Für großartige Shows mit viel TamTam eignen sich Chaosmagier leider nicht, was sie in der schillernden spirituellen Szene oft etwas langweilig erscheinen lässt. Wobei natürlich nichts dagegen spräche, seine Magie während einer Show zu praktizieren. Die Show muss ja nicht zwingend etwas mit der eigentlichen Magie zu tun haben …
Was macht man mit der Chaosmagie?
Zu was ist das nun zu gebrauchen?
Grundsätzlich gesagt: Zu jeglicher Beeinflussung der Lebensrealität des Anwenders, seines Auftraggebers oder sogar dritter Personen. Magie eben.
1. beim Anwender
Hat der Magier selbst ein Ziel,das er erreichen möchte, kann er seine Magie auf sich selbst anwenden. Etwas provokant gesagt, kann er sich Steinreich machen oder seine Persönlichkeit verändern oder seine Gesundheit beeinflussen.
Grenzen sind der Anwendung nur durch das menschliche Vorstellungsvermögen gesetzt und möglicherweise durch einige Naturgesetze. Wobei letzteres noch zu beweisen wäre.
2. beim Auftraggeber
Ein Chaosmagier kann auch im Auftrag von jemandem handeln und für diesen genau das erreichen, was er für sich selbst erreichen kann.
3. bei dritten Personen
In der Praxis eines Magiers geht es häufig um Streitthemen, die sein Auftraggeber mit dritten Personen hat. Die Bandbreite reicht von geschäftlichen Auseinandersetzungen bis zum Sorgerechtsstreit und dem Kampf mit Ämtern und Behörden.

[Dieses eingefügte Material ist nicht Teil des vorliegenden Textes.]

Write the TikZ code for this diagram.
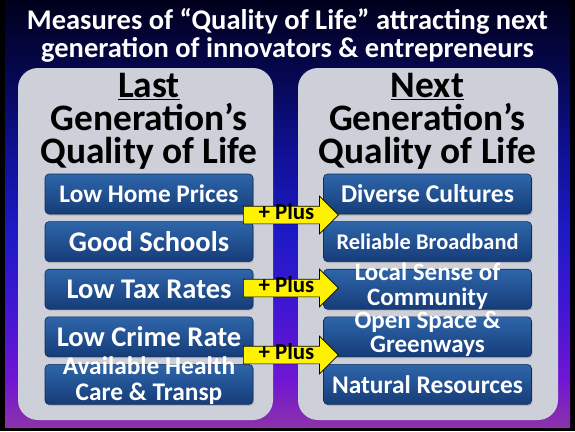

Hier ist die Grenze zur sog. „schwarzen Magie“ sehr dünn und sehr fließend. Jeder Magier wird seine eigenen ethischen Regeln aufstellen, die ihm einen Rahmen geben, was er tut und was nicht.
Nicht alles, was machbar ist, ist auch vertretbar.
4. Situationen
In manchen Fällen lassen sich auch Situationen beeinflussen, ohne direkt Einfluss auf die beteiligten Menschen zu nehmen. Vorgänge können z.B. beschleunigt oder verzögert werden.
Letzten Endes entsteht jegliche materielle Interaktion, ja jegliche Form von Materie, immer aus geistigen Zusammenhängen heraus.
Materie entsteht aus Energie und Materie folgt der Energie.
Wer das begriffen hat, der bekommt eine Idee davon, was alles möglich ist.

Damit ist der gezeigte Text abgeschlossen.